For a long time it was considered bigoted and racist to criticize this regime, or even to suggest that America had a problem with immigration. After all, were we not a “nation of immigrants”? No national politician or major candidate, Republican or Democrat, would dare to criticize Hart-Celler or suggest that it had not worked out well for the native population of this country. Debate over immigration was restricted to arguing about the right balance to strike between border security and mass amnesty for illegal immigrants. As recently as 2013, large numbers of congressional Republicans wanted to sign an amnesty deal that would grant citizenship to millions of illegal immigrants in exchange for hazy promises of “securing the border.” No one was willing to admit what seemed obvious: that Hart-Celler had been a disaster for the United States.

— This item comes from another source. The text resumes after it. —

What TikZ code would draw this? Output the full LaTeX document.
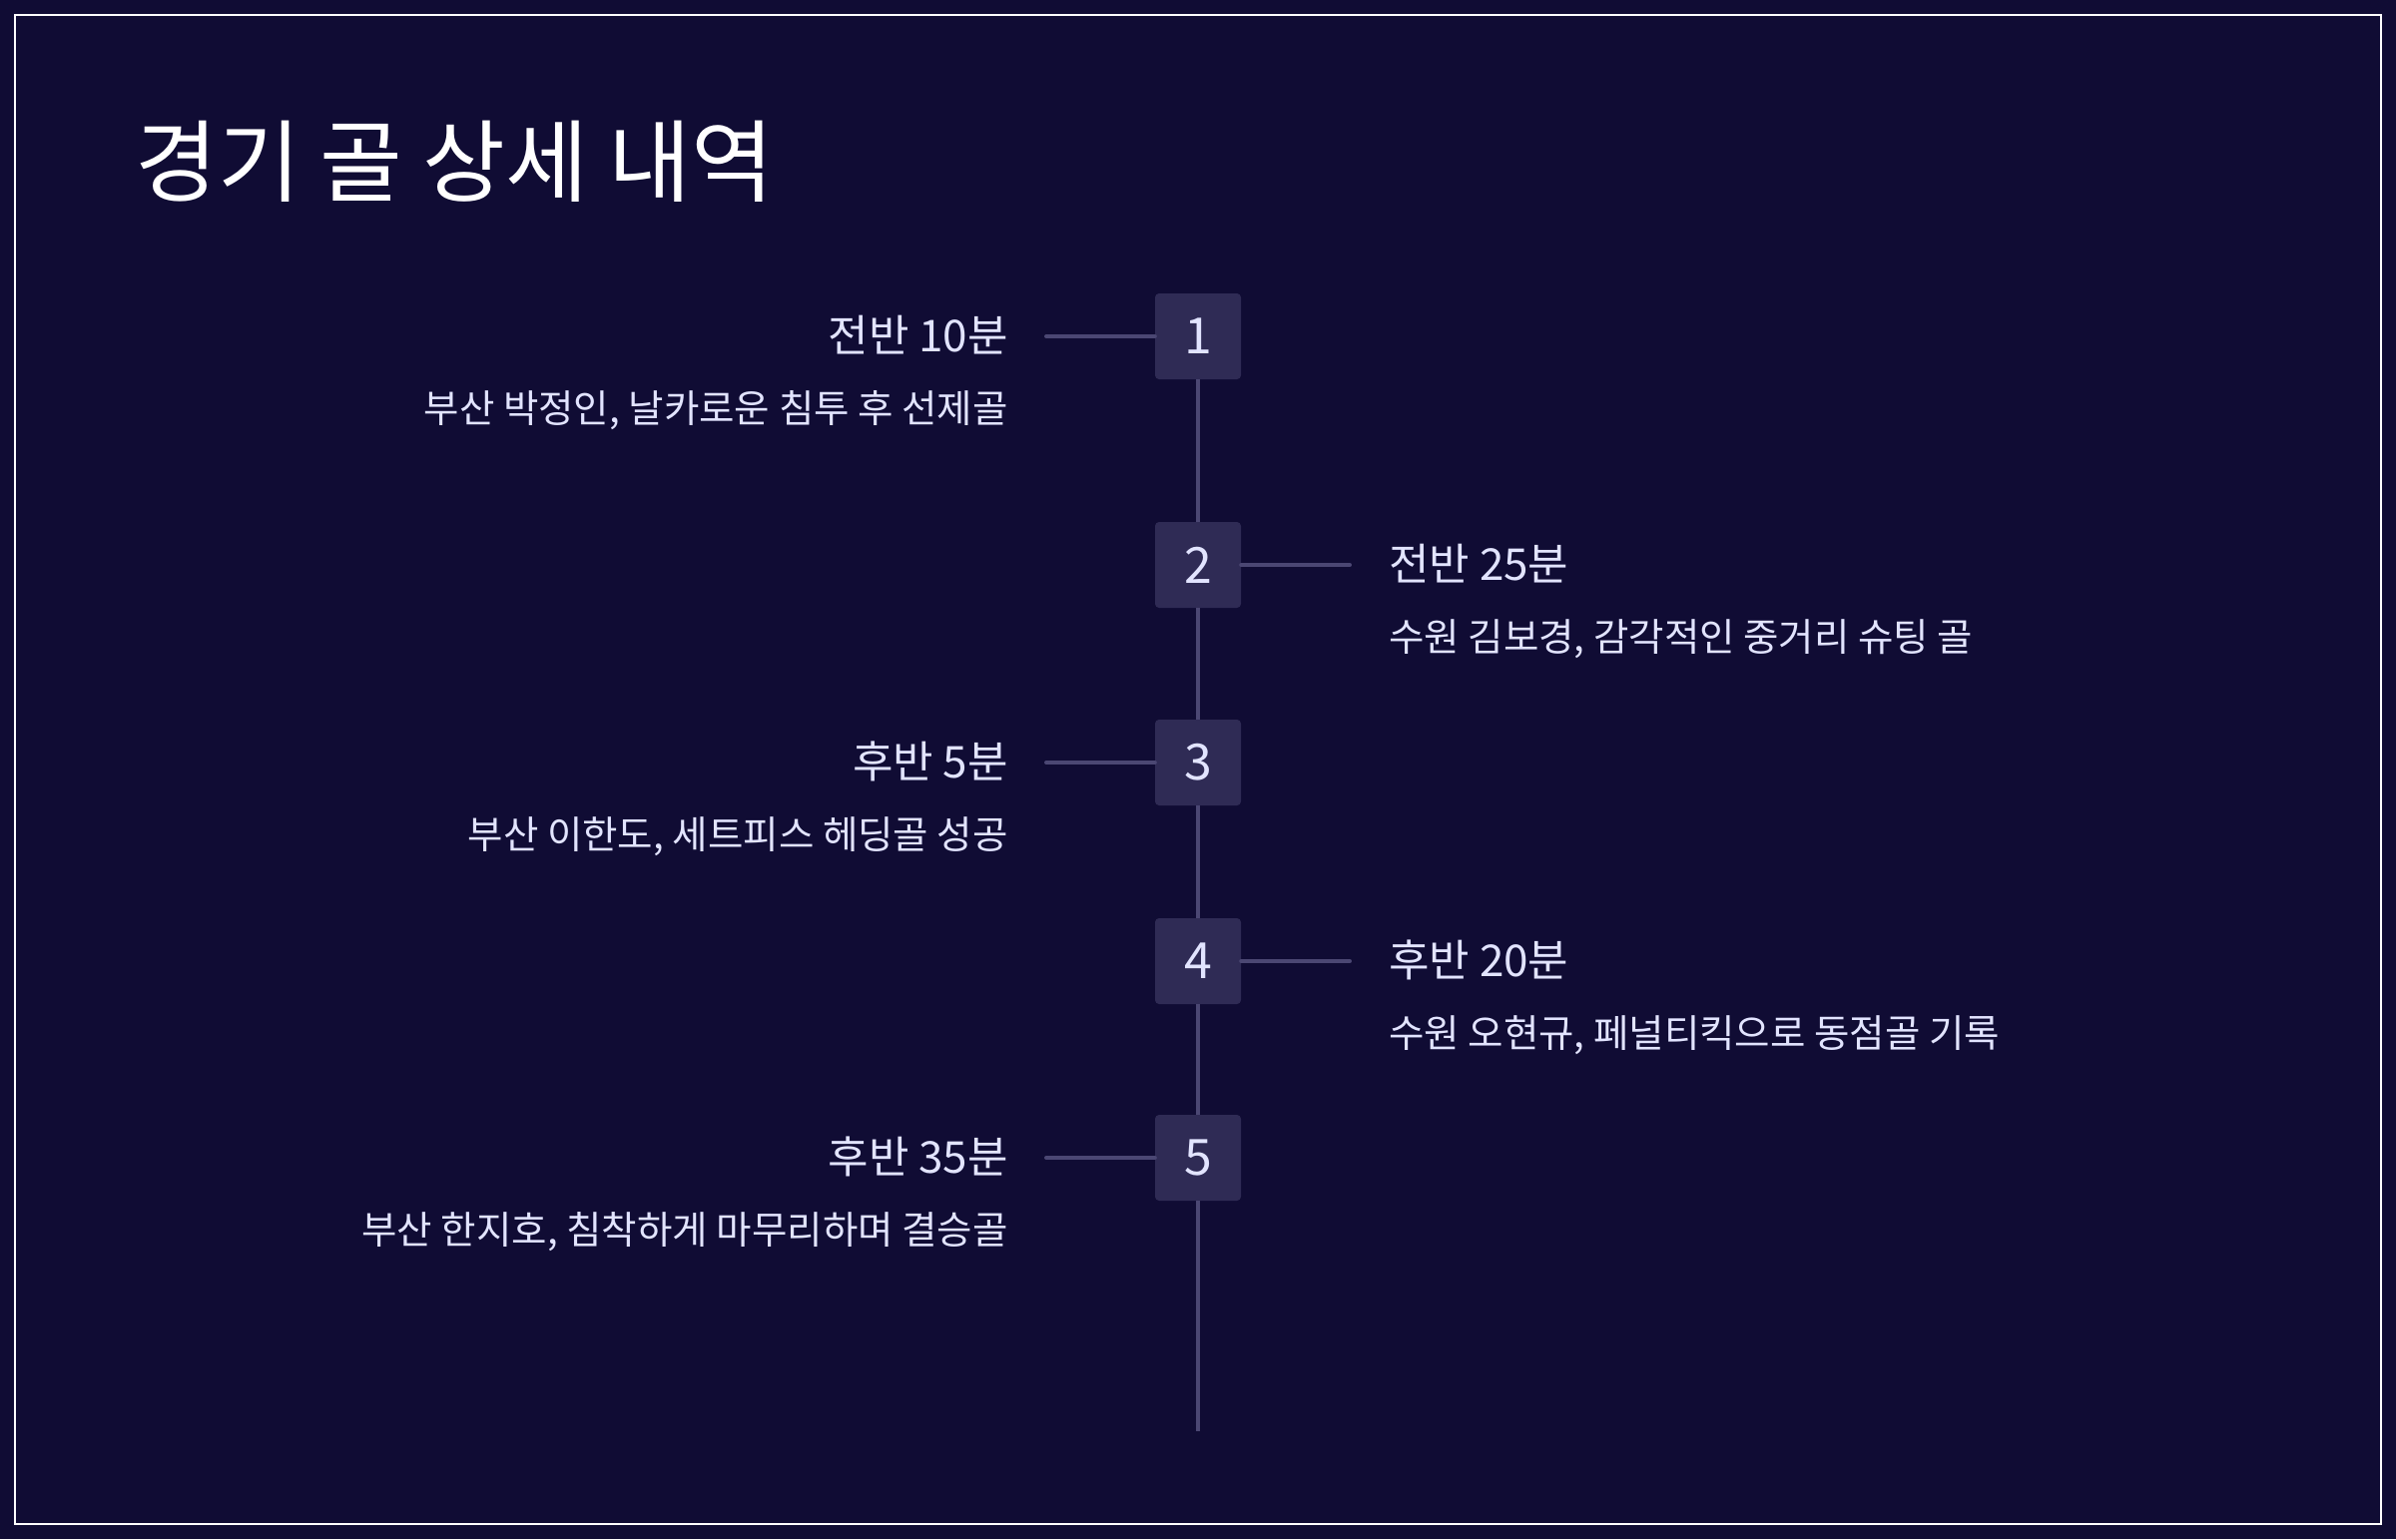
\documentclass[tikz,border=0pt]{standalone}
\usepackage{fontspec}
\setmainfont{Noto Sans CJK KR}
\definecolor{bgc}{HTML}{100C34}
\definecolor{boxc}{HTML}{2F2B55}
\definecolor{linec}{HTML}{4B4773}
\definecolor{txtc}{HTML}{E2E4FF}
\tikzset{
  numbox/.style={fill=boxc, rounded corners=4pt, minimum width=86pt, minimum height=86pt, inner sep=0pt, text=txtc, font=\fontsize{50}{56}\selectfont},
  tline/.style={draw=linec, line width=3.5pt},
  conn/.style={draw=linec, line width=4pt, line cap=round},
  headl/.style={anchor=base east, inner sep=0pt, text=txtc, font=\fontsize{44}{50}\selectfont},
  headr/.style={anchor=base west, inner sep=0pt, text=txtc, font=\fontsize{44}{50}\selectfont},
  descl/.style={anchor=base east, inner sep=0pt, text=txtc, font=\fontsize{38.5}{44}\selectfont},
  descr/.style={anchor=base west, inner sep=0pt, text=txtc, font=\fontsize{38.5}{44}\selectfont},
}
\begin{document}
\begin{tikzpicture}[x=1pt,y=-1pt]
\useasboundingbox (0,0) rectangle (2400,1542);
\fill[bgc] (0,0) rectangle (2400,1542);
\draw[white, line width=2pt] (15,15) rectangle (2385,1527);
\node[anchor=base west, inner sep=0pt, text=white, font=\fontsize{90}{100}\selectfont] (title) at (135,195) {경기 골 상세 내역};
% timeline ends
\coordinate (end) at (1200,1434);
% boxes
\node[numbox] (b1) at (1200,337) {1};
\node[numbox] (b2) at (1200,566) {2};
\node[numbox] (b3) at (1200,764) {3};
\node[numbox] (b4) at (1200,963) {4};
\node[numbox] (b5) at (1200,1160) {5};
% timeline segments
\draw[tline] (b1.south) -- (b2.north);
\draw[tline] (b2.south) -- (b3.north);
\draw[tline] (b3.south) -- (b4.north);
\draw[tline] (b4.south) -- (b5.north);
\draw[tline] (b5.south) -- (end);
% connector ends
\coordinate (c1) at (1048,337);
\coordinate (c2) at (1352,566);
\coordinate (c3) at (1048,764);
\coordinate (c4) at (1352,963);
\coordinate (c5) at (1048,1160);
\draw[conn] (b1.west) -- (c1);
\draw[conn] (b2.east) -- (c2);
\draw[conn] (b3.west) -- (c3);
\draw[conn] (b4.east) -- (c4);
\draw[conn] (b5.west) -- (c5);
% texts
\node[headl] (h1) at (1010,352) {전반 10분};
\node[descl] (d1) at (1010,423) {부산 박정인, 날카로운 침투 후 선제골};
\node[headr] (h2) at (1391,581) {전반 25분};
\node[descr] (d2) at (1391,652) {수원 김보경, 감각적인 중거리 슈팅 골};
\node[headl] (h3) at (1010,779) {후반 5분};
\node[descl] (d3) at (1010,850) {부산 이한도, 세트피스 헤딩골 성공};
\node[headr] (h4) at (1391,978) {후반 20분};
\node[descr] (d4) at (1391,1049) {수원 오현규, 페널티킥으로 동점골 기록};
\node[headl] (h5) at (1010,1175) {후반 35분};
\node[descl] (d5) at (1010,1246) {부산 한지호, 침착하게 마무리하며 결승골};
\end{tikzpicture}
\end{document}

It was in that context that Donald Trump burst onto the scene in 2015. His slogans of “Make America Great Again” and “Build the Wall!” captured the mood of the country on immigration and expressed what no major candidate had ever been willing to say. It didn’t even matter that Trump’s focus was on illegal immigration rather than the larger legal immigration system. He broke the taboo on our immigration discourse by calling into question the multiculturalist assumption that mass immigration from the Third World was good for Americans. The unspoken assumption at the heart of Trump’s immigration rhetoric was that bringing in people who are unsuited to or uninterested in assimilation is actually bad for our country, and makes us all worse off.

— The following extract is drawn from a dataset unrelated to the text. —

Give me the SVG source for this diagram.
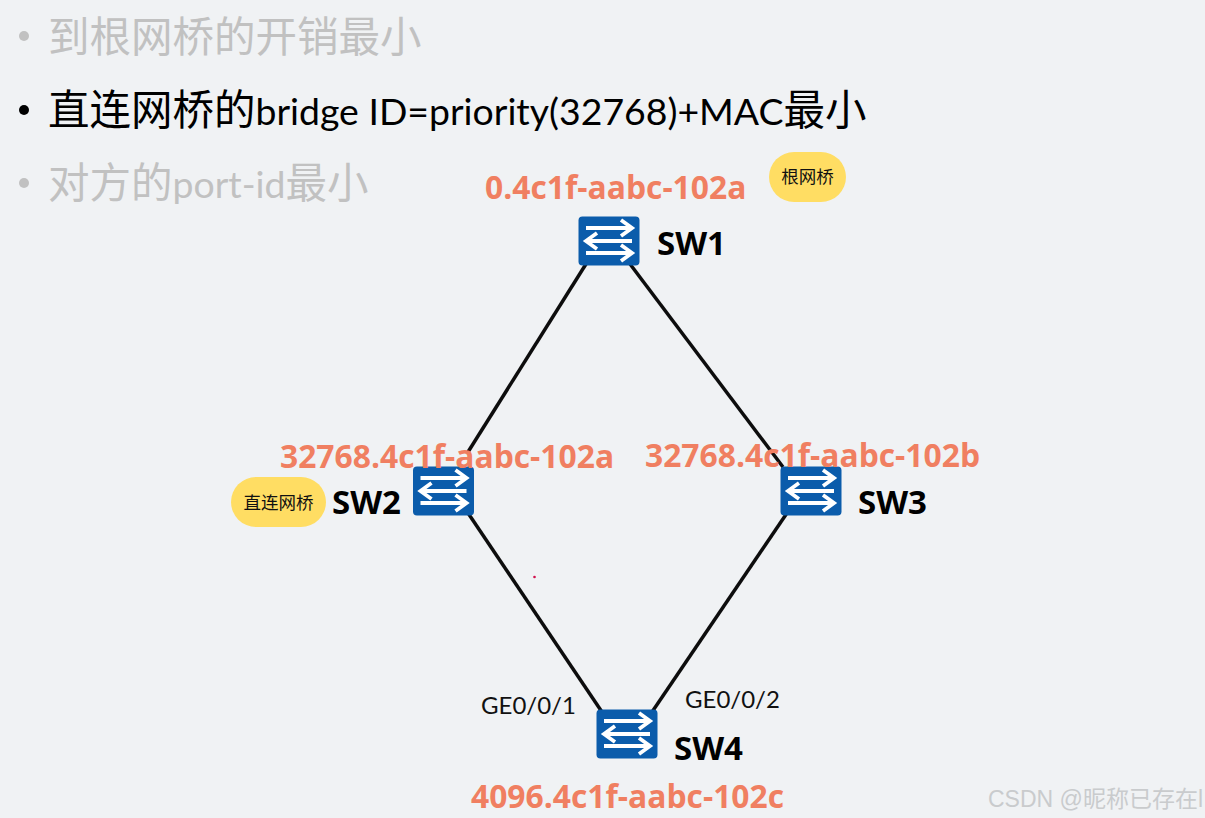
<svg xmlns="http://www.w3.org/2000/svg" width="1205" height="818" viewBox="0 0 1205 818">
<style>
.h{font-family:"Lato","Noto Sans CJK SC",sans-serif;font-size:37.400px}
.c{font-family:"Noto Sans CJK SC",sans-serif;font-size:41.500px}
.g{fill:#c1c1c1}
.k{fill:#000}
.sw{font-family:"Open Sans","Noto Sans",sans-serif;font-weight:700;font-size:33px;fill:#000}
.id{font-family:"Open Sans","Noto Sans",sans-serif;font-weight:700;font-size:31.800px;fill:#f07f61}
.p{font-family:"Lato","Noto Sans",sans-serif;font-size:24px;fill:#111}
.t{font-family:"Noto Sans CJK SC",sans-serif;font-size:17.500px;fill:#111;text-anchor:middle}
.b{fill:#ffdd63}
.l{stroke:#0d0d0d;stroke-width:3.500;fill:none}
.a{stroke:#fff;stroke-width:3.800;fill:none}
</style>
<defs>
<g id="swi">
<rect x="-30.500" y="-24.500" width="61" height="49" rx="4" fill="#0b5cab"/>
<path class="a" d="M-23-13H22M12-21L23-13L12-5M23 0H-22M-12-8L-23 0L-12 8M-23 12H22M12 4L23 12L12 20"/>
</g>
</defs>
<rect width="1205" height="818" fill="#f0f2f4"/>
<g id="connectors">
<path class="l" d="M586 264L468 452"/>
<path class="l" d="M630 264L783 467"/>
<path class="l" d="M468 513L602 712"/>
<path class="l" d="M787 513L652 712"/>
</g>
<g id="bullets">
<circle cx="24" cy="36" r="5" class="g"/>
<text x="48" y="52" class="c g">到根网桥的开销最小</text>
<circle cx="24" cy="110" r="5" class="k"/>
<text x="48" y="125" class="h k"><tspan class="c">直连网桥的</tspan>bridge ID=priority(32768)+MAC<tspan class="c">最小</tspan></text>
<circle cx="24" cy="183" r="5" class="g"/>
<text x="48" y="198" class="h g"><tspan class="c">对方的</tspan>port-id<tspan class="c">最小</tspan></text>
</g>
<g id="sw1">
<use href="#swi" x="609" y="241"/>
<text x="657" y="255" class="sw">SW1</text>
<text x="485" y="199" class="id">0.4c1f-aabc-102a</text>
</g>
<g id="root-tag">
<rect x="769" y="152" width="77" height="50" rx="25" class="b"/>
<text x="807.500" y="183" class="t">根网桥</text>
</g>
<g id="sw2">
<use href="#swi" x="443.500" y="491"/>
<text x="332" y="514" class="sw">SW2</text>
<text x="280" y="468" class="id">32768.4c1f-aabc-102a</text>
</g>
<g id="direct-tag">
<rect x="231" y="477" width="95" height="50" rx="25" class="b"/>
<text x="278.500" y="509" class="t">直连网桥</text>
</g>
<g id="sw3">
<use href="#swi" x="811" y="491"/>
<text x="858" y="514" class="sw">SW3</text>
<text x="645" y="467" class="id">32768.4c1f-aabc-102b</text>
</g>
<g id="sw4">
<use href="#swi" x="627" y="734"/>
<text x="674" y="760" class="sw">SW4</text>
<text x="471" y="808" class="id">4096.4c1f-aabc-102c</text>
<text x="481" y="714" class="p">GE0/0/1</text>
<text x="685" y="708" class="p">GE0/0/2</text>
</g>
<circle cx="534.500" cy="577" r="1.300" fill="#d0104c"/>
<text x="988" y="807" font-family="'Liberation Sans','Noto Sans CJK SC',sans-serif" font-size="23" fill="#c9cbcd">CSDN @昵称已存在l</text>
</svg>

Ten years on, the immigration debate has been transformed — helped immensely by the massive wave of uncontrolled illegal immigration Democrats unleashed under the Biden administration. Today, talk of assimilation, which would have been unthinkable in the pre-Trump GOP, is more or less mainstream on the right. Even the concept of remigration (that recent immigrant arrivals, legal and illegal, must go back to their own countries) is gaining traction — even in the Trump White House.
No surprise then, that this week two Republican congressmen, Rep. Andy Ogles of Tennessee and Sen. Tommy Tuberville of Alabama, introduced a bill called the Assimilation Act. Ogles said in an X post Thursday that the idea is to “GUT the Hart-Celler Act of 1965, as well as scrap provisions of the Immigration Act of the 1990s. The goal of this bill is simple: end replacement migration and ensure American cultural cohesion.”
As first reported in March, when Ogles proposed the legislation, the bill would indeed dismantle the Hart-Celler regime. It would end chain migration (which allows immigrants to sponsor relatives in foreign countries for visas), end the H-1B visa program, end the diversity lottery, impose mandatory E-Verify to prevent employers from hiring illegals, strengthen public charge rules to make it harder for immigrants to get on welfare, and impose tougher standards for asylum.
The bill would also introduce a “national interest standard” for immigration. As Tuberville said in a speech introducing the bill Tuesday on the Senate floor, the bill “says America has a right to set immigration policy in the national interest,” and that “legal immigration should place higher value on skilled merit, economic contribution, and the ability to succeed without becoming a dependent on the American taxpayers.”
All of this is common sense — and should have been the mainstream position on the right for decades. For fear of being labeled racist, Republicans shied away from talking about assimilation, or acknowledging that some cultures and societies are going to produce people who are more inclined and able to assimilate to American society than others.
It shouldn’t have taken this long to get here, or have been this hard to state the plain truth. But it’s a testament to how much what’s politically feasible can change when people are willing to stand up to false accusations of racism and xenophobia and simply say the thing everyone already knows: that immigration without assimilation is national suicide, and it’s long past time we had an immigration system that recognized that.